Des nouvelles revendications "no kids" inquiétantes
En fait, les enfants restent un impensé de la société…
Oui, un discours aussi tend à se généraliser, et je le trouve très inquiétant, ce sont toutes les revendications sur les espaces "no kids", interdits aux enfants. Restreindre l’accès à la voie publique, à certains espaces publics à des enfants du fait qu'ils sont des enfants, il n’y a rien de plus discriminant. Si on disait cela pour des handicapés, cela soulèverait les foules.
La députée Isabelle Santiago, autrice de ce rapport, a promis que la poussière ne retomberait pas sur celui-ci. Vous y croyez?
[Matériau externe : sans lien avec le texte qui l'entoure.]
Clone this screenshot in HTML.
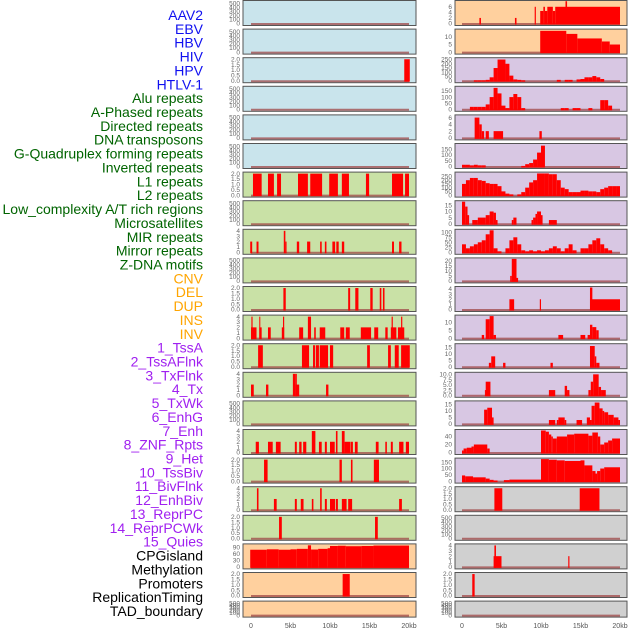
<!DOCTYPE html>
<html><head><meta charset="utf-8"><style>
html,body{margin:0;padding:0;background:#fff;}
svg{display:block;font-family:"Liberation Sans",sans-serif;}
</style></head><body>
<svg id="chart" width="630" height="630" viewBox="0 0 630 630" xmlns="http://www.w3.org/2000/svg"></svg>
<script>
const trackLabels = ["AAV2","EBV","HBV","HIV","HPV","HTLV-1","Alu repeats","A-Phased repeats","Directed repeats","DNA transposons","G-Quadruplex forming repeats","Inverted repeats","L1 repeats","L2 repeats","Low_complexity A/T rich regions","Microsatellites","MIR repeats","Mirror repeats","Z-DNA motifs","CNV","DEL","DUP","INS","INV","1_TssA","2_TssAFlnk","3_TxFlnk","4_Tx","5_TxWk","6_EnhG","7_Enh","8_ZNF_Rpts","9_Het","10_TssBiv","11_BivFlnk","12_EnhBiv","13_ReprPC","14_ReprPCWk","15_Quies","CPGisland","Methylation","Promoters","ReplicationTiming","TAD_boundary"];
const labelGroups = [6,13,5,15,5];
const groupColors = ["#1010f0","#006400","#ffa500","#a020f0","#000000"];
const xTickValues = [0,5,10,15,20];
const xTickLabels = ["0","5kb","10kb","15kb","20kb"];

const E = [0,100,200,300,400,500];
const T2 = [0,0.5,1,1.5,2];
const T4 = [0,1,2,3,4];
const leftBg = ["#c9e4ec","#c9e4ec","#c9e4ec","#c9e4ec","#c9e4ec","#c9e4ec","#c9e1a6","#c9e1a6","#c9e1a6","#c9e1a6","#c9e1a6","#c9e1a6","#c9e1a6","#c9e1a6","#c9e1a6","#c9e1a6","#c9e1a6","#c9e1a6","#c9e1a6","#ffd09e","#ffd09e","#ffd09e"];
const rightBg = ["#ffd09e","#ffd09e","#d8c7e3","#d8c7e3","#d8c7e3","#d8c7e3","#d8c7e3","#d8c7e3","#d8c7e3","#d8c7e3","#d8c7e3","#d8c7e3","#d8c7e3","#d8c7e3","#d8c7e3","#d8c7e3","#d8c7e3","#d0d0d0","#d0d0d0","#d0d0d0","#d0d0d0","#d0d0d0"];
const leftTicks = [E,E,T2,E,E,E,T2,E,T4,E,T2,T4,T2,T4,E,T4,T2,T4,T2,[0,30,60,90],T2,E];
const leftMax = [540,540,2.05,540,540,540,2.05,540,4.1,540,2.05,4.1,2.05,4.1,540,4.1,2.05,4.1,2.05,100,2.05,540];
const rightTicks = [[0,2,4,6],[0,5,10],[0,50,100,150,200,250],[0,50,100,150],[0,2,4,6],[0,50,100,150],[0,50,100,150,200,250],[0,5,10,15],[0,25,50,75,100],[0,5,10,15,20],T4,[0,5,10],[0,5,10,15],[0,2.5,5,7.5,10],[0,5,10,15],[0,20,40],[0,50,100,150],T2,E,T4,T2,E];
const rightMax = [7.9,14.5,260,180,6.5,190,295,18,110,22,4.3,14,17,10.5,17,55,175,2.05,540,4.1,2.05,540];

const leftSegs = [
 [],[],
 [[19.4,20.1,2]],
 [],[],[],
 [[0.25,1.35,2],[2.15,2.9,2],[3.3,3.8,2],[5.95,7.2,2],[7.5,9.0,2],[9.9,11.0,2],[11.5,12.4,2],[14.55,14.95,2],[17.85,19.25,2],[19.5,20,2]],
 [],
 [[-0.1,0.15,2],[0.7,0.95,2],[4.15,4.35,4],[4.35,4.5,2],[5.8,6.1,2],[7.1,7.5,2],[8.75,8.95,2],[9.35,9.55,2],[10.3,10.65,2],[10.8,11.1,2],[11.5,11.8,2],[17.85,18.1,2],[18.75,19.05,2]],
 [],
 [[4.1,4.4,2],[12.3,12.55,2],[13.2,13.6,2],[15.1,15.4,2],[16.3,16.5,2],[16.7,16.9,2]],
 [[0,0.7,2],[0.05,0.2,4],[1.05,1.35,2],[1.05,1.15,4],[2.15,2.5,2],[3.9,4.2,2],[4.05,4.2,4],[6.1,6.6,2],[7.2,7.6,4],[8.0,8.2,2],[8.7,9.4,2],[11.3,11.8,2],[12.0,12.5,2],[13.9,15.2,2],[15.6,16.1,2],[17.0,17.3,2],[17.7,18.4,2],[17.8,17.95,4],[18.6,19.4,2],[19.0,19.15,4]],
 [[0.9,1.5,2],[6.45,7.35,2],[7.85,8.1,2],[8.2,8.6,2],[8.7,9.75,2],[10.0,10.4,2],[14.7,15.05,2],[17.35,17.7,2],[18.2,18.7,2],[19.0,20.1,2]],
 [[0,0.35,2],[1.9,2.2,2],[5.3,5.6,4],[5.6,6.1,2],[5.6,5.8,4],[9.5,9.8,2]],
 [],
 [[0.6,1.0,2],[2.15,2.75,2],[3.15,3.75,2],[5.55,5.8,2],[6.1,6.4,2],[6.6,7.0,2],[7.7,8.15,4],[8.6,8.95,2],[9.35,9.6,2],[10.0,10.6,2],[10.75,10.95,4],[11.5,11.85,4],[11.85,12.6,2],[12.65,12.9,2],[13.15,13.5,2],[15.8,16.15,2],[17.0,17.2,2],[17.7,17.95,2],[18.75,19.3,2],[19.6,20.0,2]],
 [[1.65,2.1,2],[11.2,11.5,2],[12.65,12.85,2],[15.55,16.2,2]],
 [[0.75,0.95,4],[2.9,3.25,2],[5.55,5.8,2],[6.3,6.65,2],[7.7,7.9,2],[8.75,8.95,4],[9.35,9.6,2],[10.0,10.65,2],[10.75,11.0,2],[11.5,12.1,2],[12.3,12.8,2],[18.75,19.1,2]],
 [[3.55,3.9,2],[15.7,16.05,2]],
 [[-0.1,2,78],[2,3.5,80],[3.5,5,78],[5,5.8,80],[5.8,7.2,82],[7.2,7.6,98],[7.6,8.5,79],[8.5,9.7,82],[9.7,10,85],[10,11,95],[11,12,96],[12,14,94],[14,15.5,95],[15.5,20,97]],
 [[11.6,12.5,2]],
 []
];

const r2Bins = [0,0,0,5,5,5,10,40,150,250,250,200,60,15,10,5,0,0,0,0,0,0,0,0,10,0,10,10,0,15,20,40,40,55,40,20,0,0,0,0];
const r3Bins = [0,0,20,20,20,20,40,100,175,130,30,10,100,125,100,10,0,0,0,0,0,0,0,0,0,10,10,0,10,10,0,0,10,0,0,75,75,30,0,0];
const r5Bins = [15,15,10,15,10,10,0,0,0,0,0,0,0,0,0,5,20,30,60,120,180,0,0,0,0,0,0,0,0,0,0,0,0,0,0,0,0,0,0,0];
const r6Bins = [150,200,230,230,200,190,160,150,150,120,50,20,10,0,10,40,100,170,200,290,290,290,280,280,200,100,80,40,40,40,60,60,50,50,40,80,100,120,120,120];
const r8Bins = [40,20,30,40,50,60,90,110,20,5,0,20,60,75,40,10,5,10,5,10,5,10,20,30,20,5,20,40,10,0,20,20,40,60,70,40,20,10,0,0];
const rightBins = {2:r2Bins,3:r3Bins,5:r5Bins,6:r6Bins,8:r8Bins};

const rightSegs = [
 [[2.2,2.4,2],[6.7,6.9,2],[9.2,9.35,6],[9.9,10.3,4.5],[10.3,10.5,6],[10.5,10.8,4.5],[10.8,11.5,6],[11.5,11.8,4.5],[11.8,20,6],[13.1,13.3,8]],
 [[9.9,13.2,14],[13.2,14.6,12],[14.6,17.7,9],[17.7,18.7,7],[18.7,20,5]],
 [],[],
 [[1.6,2.2,6],[2.2,2.5,4],[2.5,2.8,2],[3.0,3.4,2],[4.0,5.2,2],[9.8,10.1,2]],
 [],[],
 [[0,0.4,18],[0.4,0.7,14],[0.7,0.9,7],[1.3,2,3],[2,3,5],[3,3.5,7],[3.5,4,10],[4,4.3,9],[4.3,4.5,3],[6.3,6.5,3],[6.5,6.9,5],[8.8,9.0,3],[9.0,9.3,5],[9.3,9.5,8],[9.5,10,10],[10,10.2,7],[11,12,3]],
 [],
 [[6.1,6.3,5],[6.3,6.9,22],[6.9,7.1,3]],
 [[6.0,6.6,2],[9.85,10.0,2],[16.2,16.5,4.3],[16.2,20,2]],
 [[2.5,2.8,2],[3.0,3.5,12],[3.5,4.0,14],[4.0,4.3,2],[12.2,12.8,2],[15.0,15.6,2],[15.9,16.2,2],[16.2,16.5,8.5],[16.5,17.0,7],[17.0,17.3,5]],
 [[3.4,3.7,3],[3.7,4.2,8],[5.2,5.5,3],[11.2,11.5,3],[16.2,16.8,16],[16.8,17.0,8],[17.0,17.4,3]],
 [[2.9,3.0,2.5],[3.0,3.6,6.5],[11.0,11.8,2.5],[13.0,13.3,4.5],[13.3,13.6,2.5],[16.0,16.3,2.5],[16.3,16.6,6.5],[16.6,17.3,10],[17.3,17.6,4],[17.6,18.2,2.5]],
 [[2.8,3.2,11],[3.2,3.8,12.5],[3.8,4.0,5],[11.0,11.8,3],[12.0,12.2,3],[12.2,13.0,5],[13.0,13.2,3],[14.5,15.2,3],[15.8,16.2,5],[16.2,16.4,3],[16.4,16.8,14],[16.8,17.4,16.5],[17.4,17.8,12],[17.8,18.0,10],[18.0,18.5,9],[18.5,19.2,7],[19.2,19.8,5],[19.8,20,3]],
 [[0,0.2,5],[0.2,0.6,10],[0.6,1.2,12],[1.2,1.5,15],[1.5,3.2,20],[3.2,3.5,10],[10,10.6,55],[10.6,11,52],[11,11.3,45],[11.3,11.5,40],[11.5,12,35],[12,13.3,40],[13.3,14.2,45],[14.2,16,47],[16,16.5,42],[16.5,17.2,50],[17.2,17.5,40],[17.5,18,20],[18,18.5,25],[18.5,19,30],[19,20,35]],
 [[0,0.4,45],[0.4,1.4,38],[1.4,3,30],[3,3.5,20],[3.5,4,10],[4,4.5,5],[5.3,6,8],[6,10,12],[10,11,175],[11,12,170],[12,13,165],[13,15,160],[15,15.5,165],[15.5,16.5,125],[16.5,16.9,80],[16.9,17.1,60],[17.1,17.5,80],[17.5,18,100],[18,20,110]],
 [[4.1,5.1,2],[14.9,17.4,2]],
 [],
 [[4.0,5.0,2],[4.1,4.3,4],[13.45,13.6,2]],
 [[1.3,1.6,2]],
 []
];

const NS = "http://www.w3.org/2000/svg";
const svg = document.getElementById("chart");
function mk(tag, attrs, parent){
  const e = document.createElementNS(NS, tag);
  for (const k in attrs) e.setAttribute(k, attrs[k]);
  (parent||svg).appendChild(e);
  return e;
}
const rowPitch = 28.6;
const cols = [{x0:243,w:173,z:251},{x0:455,w:172,z:462}];
const kbPx = 7.9;
function xScale(c, kb){ return cols[c].z + kb*kbPx; }
function rowTop(i){ return 0.5 + i*rowPitch; }
function rowH(i){ return i===21 ? 16 : 25; }
function yScale(i, v, max){ const t=rowTop(i), h=rowH(i); return t + h - 2 - (v/max)*(h-3); }

let li = 0;
labelGroups.forEach((n, g) => {
  for (let k=0;k<n;k++){
    const t = mk("text",{x:203,y:15+li*13.86+5,"text-anchor":"end","font-size":"14",fill:groupColors[g]});
    t.textContent = trackLabels[li];
    
    
    li++;
  }
});

function drawPanel(c, i, bg, ticks, max, segs, bins){
  const g = mk("g",{});
  
  
  const t=rowTop(i), h=rowH(i);
  const box = mk("rect",{x:cols[c].x0,y:t,width:cols[c].w,height:h,fill:bg,stroke:"#555","stroke-width":1},g);
  
  
  const base = mk("line",{x1:xScale(c,0),x2:xScale(c,20),y1:yScale(i,0,max)+0.5,y2:yScale(i,0,max)+0.5,stroke:"#a04848","stroke-width":2,opacity:0.75},g);
  
  
  const all = segs.slice();
  if (bins) bins.forEach((v,k)=>{ if (v>0) all.push([k*0.5,k*0.5+0.5,v]); });
  all.forEach(s=>{
    const x1=xScale(c,s[0]), x2=xScale(c,s[1]);
    const y=yScale(i,Math.min(s[2],max*1.02),max), y0=yScale(i,0,max);
    const r = mk("rect",{x:x1,y:y,width:Math.max(1,x2-x1),height:Math.max(0,y0-y+1),fill:"#ff0000"},g);
    
    
  });
  const dec = ticks.some(v=>v%1!==0);
  ticks.forEach(v=>{
    const tx = mk("text",{x:cols[c].x0-3,y:yScale(i,v,max)+2.2,"text-anchor":"end","font-size":"6.5",fill:"#666"},g);
    tx.textContent = dec ? v.toFixed(1) : String(v);
    
    
  });
}
for (let i=0;i<22;i++){
  drawPanel(0,i,leftBg[i],leftTicks[i],leftMax[i],leftSegs[i],null);
  drawPanel(1,i,rightBg[i],rightTicks[i],rightMax[i],rightSegs[i],rightBins[i]||null);
}
[0,1].forEach(c=>{
  xTickValues.forEach((v,k)=>{
    const tx = mk("text",{x:xScale(c,v),y:628,"text-anchor":"middle","font-size":"7",fill:"#555"});
    tx.textContent = xTickLabels[k];
    
    
  });
});
</script>
</body></html>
On sera vigilant comme on l'est depuis malheureusement très longtemps. Quand on voit comment les préconisations de la Ciivise (Commission indépendante sur l'inceste et les violences sexuelles faites aux enfants, ndlr) ont été reçues… Il y a une chose qu'on ne peut pas contrôler, c'est la volonté politique. Ce rapport remet chacun devant son miroir. Mais nous ne sommes pas naïfs, rien ne se fait sans rapport de force dans ce pays…
Cela fait plus de dix ans que vous militez pour les enfants de l’ASE, pensez-vous que les politiques s’emparent enfin du sujet ?
On parle beaucoup plus des dysfonctionnements de l’ASE parce que les journalistes ont fait le boulot, et des élus essayent de s'approprier le sujet pour répondre aux interrogations de leurs concitoyens. Mais on peut avoir des discours, des communiqués de presse, sans les mesures tant attendues.
C'est la limite de ce rapport. Selon moi, il n'interroge pas suffisamment la chaîne de responsabilités et plus spécifiquement, celles des départements. C’est assez paradoxal : ce rapport dit avec des termes très durs, très crus que le système de protection d'enfance aujourd'hui brise des vies, littéralement, et d'un autre côté, le pilotage par les départements n’est pas remis en cause. Si les départements sont à la tête d'un système qui brise des vies, la première des choses à faire est de leur retirer la compétence sur le sujet.